The conduct of the boundary review is, rightly, a matter for the independent Boundary Commissions. The Boundary Commissions for England and for Northern Ireland plan to publish initial recommendations this autumn, and the Boundary Commissions for Scotland and for Wales plan to do so later this year.
I thank my hon. Friend for that answer. Will he confirm that the guidance given to the Boundary Commission is to split wards by polling districts so that we have equal-sized electorates for Members of this House elected in 2020?
My hon. Friend is absolutely right to state, first and foremost, the principle that all votes, no matter where in the country they are cast, should have equal weight, and that constituencies must therefore be more equal in size. Ward-splitting has for some time been part of the Boundary Commission’s work in other parts of the country, but I can confirm that it expects to be able to introduce it in constituencies in England as well.
I think the hon. Lady was supporting the principle that votes should have equal weight no matter where they are cast in the country, and I welcome her support if my reading is correct. I cannot confirm plans to alter the size and composition of the Lords, although I understand that discussions at that end of the corridor are going on fairly continuously.
The supplementary was only tenuously related to the terms of the question, but I am in a generous mood.
I welcome the consultation period that will follow the Boundary Commission’s recommendations, but does my hon. Friend agree that it is important to ensure that people are aware of the consultations so that they can make their views known? What does he intend to do to publicise the consultations?
My hon. Friend is right: it is vital that people are aware of the consultation period. It is being advertised on the Boundary Commission website and will be advertised further to make sure that everybody can comment, but it is up to political parties from all parts of the House to make sure that their supporters and organisations are galvanised and submissions can be made.
The number of registered voters has gone up massively since December 2015—in some constituencies, the equivalent of two extra wards have been added. Will the Minister therefore reassure us that he cannot possibly use the December figures to redraw the boundaries—or will his Government go back to using voter registration for their own political gain once this referendum is over?

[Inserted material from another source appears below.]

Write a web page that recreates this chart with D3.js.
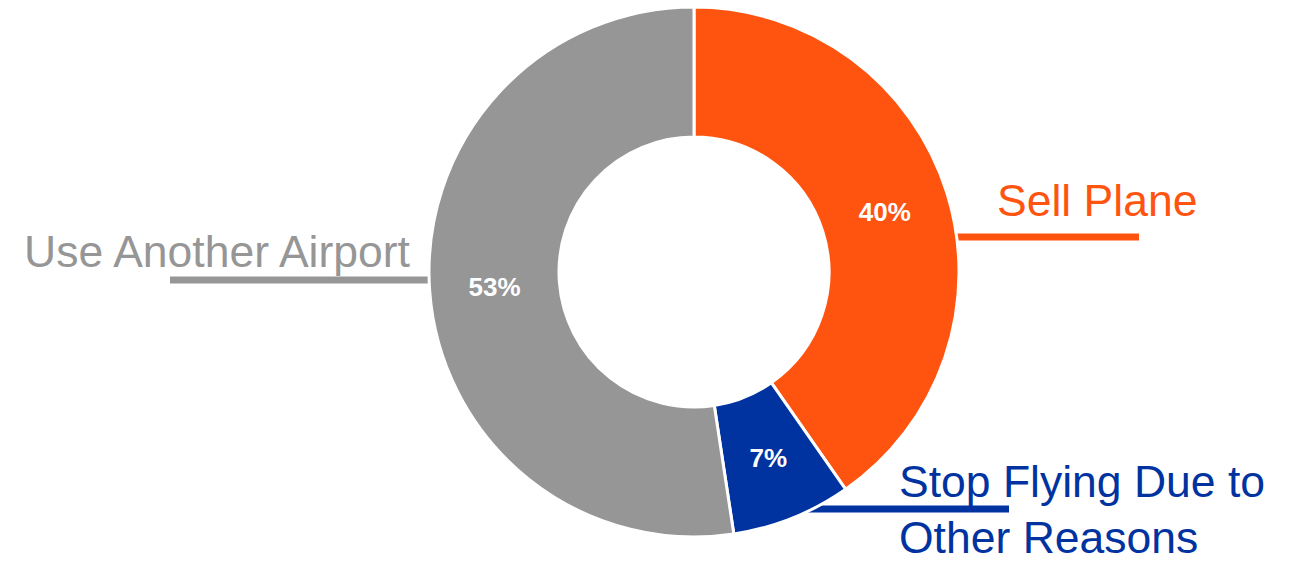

I am intrigued that the hon. Lady thinks she knows what has happened to individual constituencies’ electoral rolls, because the final versions will not be published for another week or 10 days. Whatever the outcome of that publication, it cannot be right that we carry on with the existing political constituency boundaries, which are based on the electoral rolls from 2001 or, in some parts of the country, from 2000. They are shockingly out of date and we absolutely need to update them. I can, however, reassure her that there will be updates every five years, rather than every 10, and that constituency boundaries will be more up to date and accurate than they have been in the past.